APPLETON, Wisc., (WFRV) – Local 5 is looking to capture the vibe of local communities as reflected along a single stretch of roadway.

Perhaps no thoroughfare is more identifiable in Appleton than College Avenue.

Houdini Plaza pays tribute to the legendary magician who claimed this Fox Valley community as his boyhood home even though he came here as a young child.

Appleton is host to what’s considered the largest one-day Oktoberfest.

It features the picturesque campus of Lawrence University and prides itself on being the place to shop and eat and drink. And not necessarily in that order!

Through the generations, the community has shown an uncanny ability to repurpose what’s standing here and now to fit the needs of the times.

I met former Mayor Tim Hanna in front of what used to be the Prange’s Department Store. He used to come here as a kid to visit Santa.

Later it would be transformed into the Children’s Museum and City Hall.

“As fate would have it, my office was Santa’s workshop,” Hanna recalled. “I like to say people still thought they were seeing Santa because they had lists.”

Appleton likes to make history. Back in 1886, it became the home of the first commercially successful electric street railway system. Although the trolley was around much sooner than that.

It’s a favorite topic of retiree Tom McNeely who I met outside the oldest building in the city which is along College Avenue and now houses a soup restaurant.
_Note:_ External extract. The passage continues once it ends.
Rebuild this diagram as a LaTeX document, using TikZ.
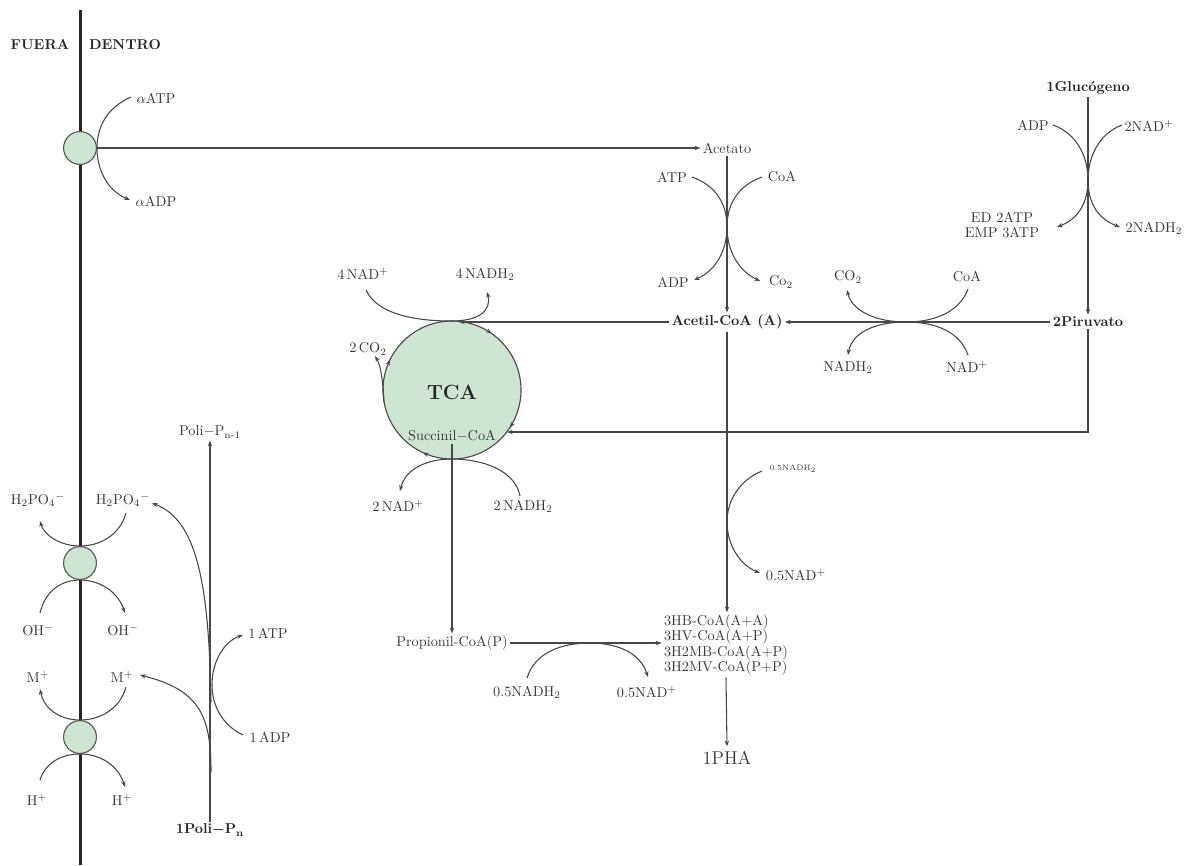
\documentclass[tikz,border=0pt]{standalone}
\usetikzlibrary{arrows.meta}
\definecolor{poregreen}{RGB}{207,229,212}
\definecolor{inkc}{RGB}{55,55,55}
\tikzset{
  lbl/.style={text=inkc, inner sep=1.5pt, font=\normalsize},
  bl/.style={text=black!85, inner sep=1.5pt, font=\bfseries\boldmath},
  tinylbl/.style={text=inkc, inner sep=1pt, font=\fontsize{5.5}{6}\selectfont},
  ln/.style={draw=black!72, line width=0.75pt},
  arr/.style={ln, -{Stealth[length=4pt,width=3pt]}},
  membrane/.style={draw=black!85, line width=2.1pt},
  pore/.style={circle, draw=black!65, line width=0.8pt, fill=poregreen, minimum size=23pt, inner sep=0pt},
  tcacircle/.style={circle, draw=black!70, line width=0.8pt, fill=poregreen, minimum size=96.6pt, inner sep=0pt},
}
\begin{document}
\begin{tikzpicture}[x=0.7pt,y=-0.7pt]
\useasboundingbox (0,0) rectangle (1188,865);

% membrane and pores
\coordinate (mtop) at (80,10);
\coordinate (mbot) at (80,865);
\draw[membrane] (mtop) -- (mbot);
\node[pore] (p1) at (80,148) {};
\node[pore] (p2) at (80,563) {};
\node[pore] (p3) at (80,737) {};
\node[bl] (fuera) at (40,45) {FUERA};
\node[bl] (dentro) at (125,45) {DENTRO};

% ATP/ADP antiport
\node[lbl] (aatp) at (156,98) {$\alpha$ATP};
\node[lbl] (aadp) at (156,201) {$\alpha$ADP};
\coordinate (aatps) at (131,97);
\coordinate (aadpe) at (130,200);
\draw[arr] (aatps) .. controls (106,108) and (97,128) .. (97,148) .. controls (97,168) and (106,190) .. (aadpe);

% acetate branch
\node[lbl] (acetato) at (727,148) {Acetato};
\draw[arr] (p1.east) -- (p1.east -| acetato.west);
\node[bl] (acetil) at (727,322) {Acetil-CoA (A)};
\draw[arr] (acetato.south) -- (acetil.north);
\node[lbl] (atpa) at (672,177) {ATP};
\node[lbl] (coaa) at (782,177) {CoA};
\node[lbl] (adpa) at (673,282) {ADP};
\node[lbl] (co2a) at (781,282) {Co$_2$};
\coordinate (atps) at (692,177);
\coordinate (adpe) at (694,280);
\coordinate (coas) at (762,177);
\coordinate (co2e) at (760,281);
\draw[arr] (atps) .. controls (717,186) and (727,205) .. (727,227) .. controls (727,249) and (717,270) .. (adpe);
\draw[arr] (coas) .. controls (737,186) and (727,205) .. (727,227) .. controls (727,249) and (737,270) .. (co2e);

% glycogen branch
\node[bl] (gluc) at (1088,88) {1Glucógeno};
\node[bl] (piru) at (1088,322) {2Piruvato};
\draw[arr] (gluc.south) -- (piru.north);
\node[lbl] (adpg) at (1033,125) {ADP};
\node[lbl] (nadg) at (1149,126) {2NAD$^+$};
\node[lbl, align=center, font={\fontsize{10}{11}\selectfont}] (edemp) at (1002,225) {ED 2ATP\\EMP 3ATP};
\node[lbl] (nadhg) at (1154,228) {2NADH$_2$};
\coordinate (adpgs) at (1053,125);
\coordinate (edempe) at (1057,227);
\coordinate (nadgs) at (1122,125);
\coordinate (nadhge) at (1120,227);
\draw[arr] (adpgs) .. controls (1078,134) and (1088,158) .. (1088,180) .. controls (1088,203) and (1078,219) .. (edempe);
\draw[arr] (nadgs) .. controls (1098,134) and (1088,158) .. (1088,180) .. controls (1088,203) and (1098,219) .. (nadhge);

% pyruvate -> acetyl-CoA
\draw[arr] (piru.west) -- (acetil.east);
\node[lbl] (co2p) at (848,277) {CO$_2$};
\node[lbl] (coap) at (967,277) {CoA};
\node[lbl] (nadhp) at (848,367) {NADH$_2$};
\node[lbl] (nadp) at (967,367) {NAD$^+$};
\coordinate (coaps) at (968,289);
\coordinate (co2pe) at (847,290);
\coordinate (nadps) at (968,355);
\coordinate (nadhpe) at (848,355);
\draw[arr] (coaps) .. controls (960,311) and (936,322) .. (906,322) .. controls (876,322) and (852,311) .. (co2pe);
\draw[arr] (nadps) .. controls (960,332) and (936,322) .. (906,322) .. controls (876,322) and (852,332) .. (nadhpe);

% TCA cycle
\node[tcacircle] (tca) at (452,390) {};
\node[text=black!85, font=\Large\bfseries] (tcalbl) at (452,392) {TCA};
\node[lbl] (succ) at (452,436) {Succinil$-$CoA};
\coordinate (tcatop) at (459,321);
\draw[arr] (acetil.west) -- (acetil.west -| tcatop);
\coordinate (succin) at (507,432);
\draw[arr] (piru.south) |- (succin);
% cycle direction ticks
\coordinate (t1a) at (488.3,331.2); \coordinate (t1b) at (491.6,333.5);
\coordinate (t2a) at (388.2,363.4); \coordinate (t2b) at (390,359.8);
\coordinate (t3a) at (512.1,424.2); \coordinate (t3b) at (509.9,427.6);
\coordinate (t4a) at (426.4,454.2); \coordinate (t4b) at (422.8,452.5);
\draw[arr] (t1a) -- (t1b);
\draw[arr] (t2a) -- (t2b);
\draw[arr] (t3a) -- (t3b);
\draw[arr] (t4a) -- (t4b);
% NAD arcs
\node[lbl] (nad4) at (363,274) {4\,NAD$^+$};
\node[lbl] (nadh4) at (485,274) {4\,NADH$_2$};
\coordinate (nad4s) at (366,290);
\coordinate (nadh4e) at (487,292);
\draw[arr] (nad4s) .. controls (378,316) and (420,321) .. (452,321) .. controls (478,321) and (492,311) .. (nadh4e);
\node[lbl] (co2t) at (368,349) {2\,CO$_2$};
\coordinate (co2ts) at (384,402);
\coordinate (co2te) at (375,356);
\draw[arr] (co2ts) .. controls (383,382) and (381,366) .. (co2te);
\node[lbl] (nad2) at (398,506) {2\,NAD$^+$};
\node[lbl] (nadh2) at (523,506) {2\,NADH$_2$};
\coordinate (nadh2s) at (520,496);
\coordinate (nad2e) at (400,491);
\draw[arr] (nadh2s) .. controls (515,470) and (482,459) .. (452,459) .. controls (425,459) and (405,470) .. (nad2e);

% propionyl and PHA
\node[lbl] (prop) at (452,643) {Propionil-CoA(P)};
\draw[arr] (succ.south) -- (prop.north);
\node[lbl, align=left, font={\fontsize{10}{10.8}\selectfont}] (prod) at (726,645) {3HB-CoA(A+A)\\3HV-CoA(A+P)\\3H2MB-CoA(A+P)\\3H2MV-CoA(P+P)};
\draw[arr] (prop.east) -- (prop.east -| prod.west);
\draw[arr] (acetil.south) -- (acetil.south |- prod.north);
\node[lbl] (h05) at (527,692) {0.5NADH$_2$};
\node[lbl] (n05) at (647,692) {0.5NAD$^+$};
\coordinate (h05s) at (527,678);
\coordinate (n05e) at (648,677);
\draw[arr] (h05s) .. controls (535,652) and (562,643) .. (590,643) .. controls (616,643) and (640,652) .. (n05e);
\node[tinylbl] (h05b) at (793,469) {0.5NADH$_2$};
\node[lbl] (n05b) at (796,575) {0.5NAD$^+$};
\coordinate (h05bs) at (762,471);
\coordinate (n05be) at (760,573);
\draw[arr] (h05bs) .. controls (740,480) and (727,500) .. (727,522) .. controls (727,545) and (740,565) .. (n05be);
\node[text=inkc, font={\fontsize{13}{15}\selectfont}] (pha) at (727,758) {1PHA};
\draw[arr] (prod.south) -- (pha.north);

% polyphosphate
\node[bl] (polipn) at (210,830) {1Poli$-$P\textsubscript{n}};
\node[lbl] (polipn1) at (210,432) {Poli$-$P\textsubscript{n-1}};
\draw[arr] (polipn.north) -- (polipn1.south);
\node[lbl] (atp1) at (268,633) {1\,ATP};
\node[lbl] (adp1) at (270,737) {1\,ADP};
\coordinate (adp1s) at (243,735);
\coordinate (atp1e) at (243,635);
\draw[arr] (adp1s) .. controls (222,725) and (212,705) .. (212,685) .. controls (212,660) and (225,641) .. (atp1e);

\node[lbl] (h2poL) at (38,500) {H$_2$PO$_4{}^{-}$};
\node[lbl] (h2poR) at (123,500) {H$_2$PO$_4{}^{-}$};
\node[lbl] (ohL) at (38,630) {OH$^-$};
\node[lbl] (ohR) at (123,630) {OH$^-$};
\node[lbl] (mL) at (38,677) {M$^+$};
\node[lbl] (mR) at (122,677) {M$^+$};
\node[lbl] (hL) at (37,800) {H$^+$};
\node[lbl] (hR) at (122,800) {H$^+$};

\coordinate (hpos) at (211,702);
\coordinate (hpoe) at (152,503);
\draw[arr] (hpos) .. controls (209,580) and (196,520) .. (hpoe);
\coordinate (mps) at (211,772);
\coordinate (mpe) at (140,675);
\draw[arr] (mps) .. controls (211,716) and (200,690) .. (mpe);

% pore 2 arcs
\coordinate (p2as) at (126,513);
\coordinate (p2ae) at (40,521);
\draw[arr] (p2as) .. controls (120,535) and (100,546) .. (80,546) .. controls (60,546) and (44,535) .. (p2ae);
\coordinate (p2bs) at (40,613);
\coordinate (p2be) at (125,613);
\draw[arr] (p2bs) .. controls (45,592) and (60,580) .. (80,580) .. controls (100,580) and (118,592) .. (p2be);
% pore 3 arcs
\coordinate (p3as) at (126,687);
\coordinate (p3ae) at (40,689);
\draw[arr] (p3as) .. controls (120,709) and (100,720) .. (80,720) .. controls (60,720) and (44,709) .. (p3ae);
\coordinate (p3bs) at (40,780);
\coordinate (p3be) at (125,787);
\draw[arr] (p3bs) .. controls (45,764) and (60,754) .. (80,754) .. controls (100,754) and (118,765) .. (p3be);

\end{tikzpicture}
\end{document}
“I believe it is one of the reasons why College Avenue was made extra wide to accommodate the track,” explained McNeely. “It was a very difficult system. Eventually, they traded to what everybody else had with the single spring system. That’s what they had until the last 1930s.”

Nowadays folks take their classic cars out for a cruise when College Avenue comes alive in lights.

And no visit to College Avenue would be complete without a stop at Cleo’s where every day is a holiday and the Brandy Old Fashioned is rivaled only by the Jack Honey Punch.

“From what I’m told it was a cold war between Cleo and the customers,” says bartender Alicia Andrews. “She left her decorations up a little too long one year. People started giving her a little flack for it. And it turned into fine they’re never coming down and now we have this!”

Nostalgia aside. Appleton’s got major street cred when it comes to stave off competition. In the ’80s when the malls went up and the Bergstrom family stepped in with the construction of Paper Valley Hotel and Convention Center now the Red Lion.

“It was a perfect example of businesses coming together And we didn’t go into as deep a decline as most,” said Hanna.

And as the ’90s rolled into the new millennium, the historic charitable gift from Thrivent for Lutherans made the Performing Arts Center a reality. More recently, tax incentives for housing developers.

“It means walkability,” says Jennifer Stephany, Executive Director, Appleton Downtown Incorporated. “It’s being able to walk to work around the district, cleanliness safety and it means events.”

And as College Avenue emerges from the pandemic the farmer’s market and Mile of Music are expected to beckon the crowds once again.

“The vision is to become the original music mecca in the entire country,” says Mile of Music organizer Dave Willems. “We want to be the home for original music artists who say I want to play because the crowds are respectful and it’s a cool vibe that we want to be a part of. I refer to that as we’re just this far away from being six feet together. Instead of six feet apart.”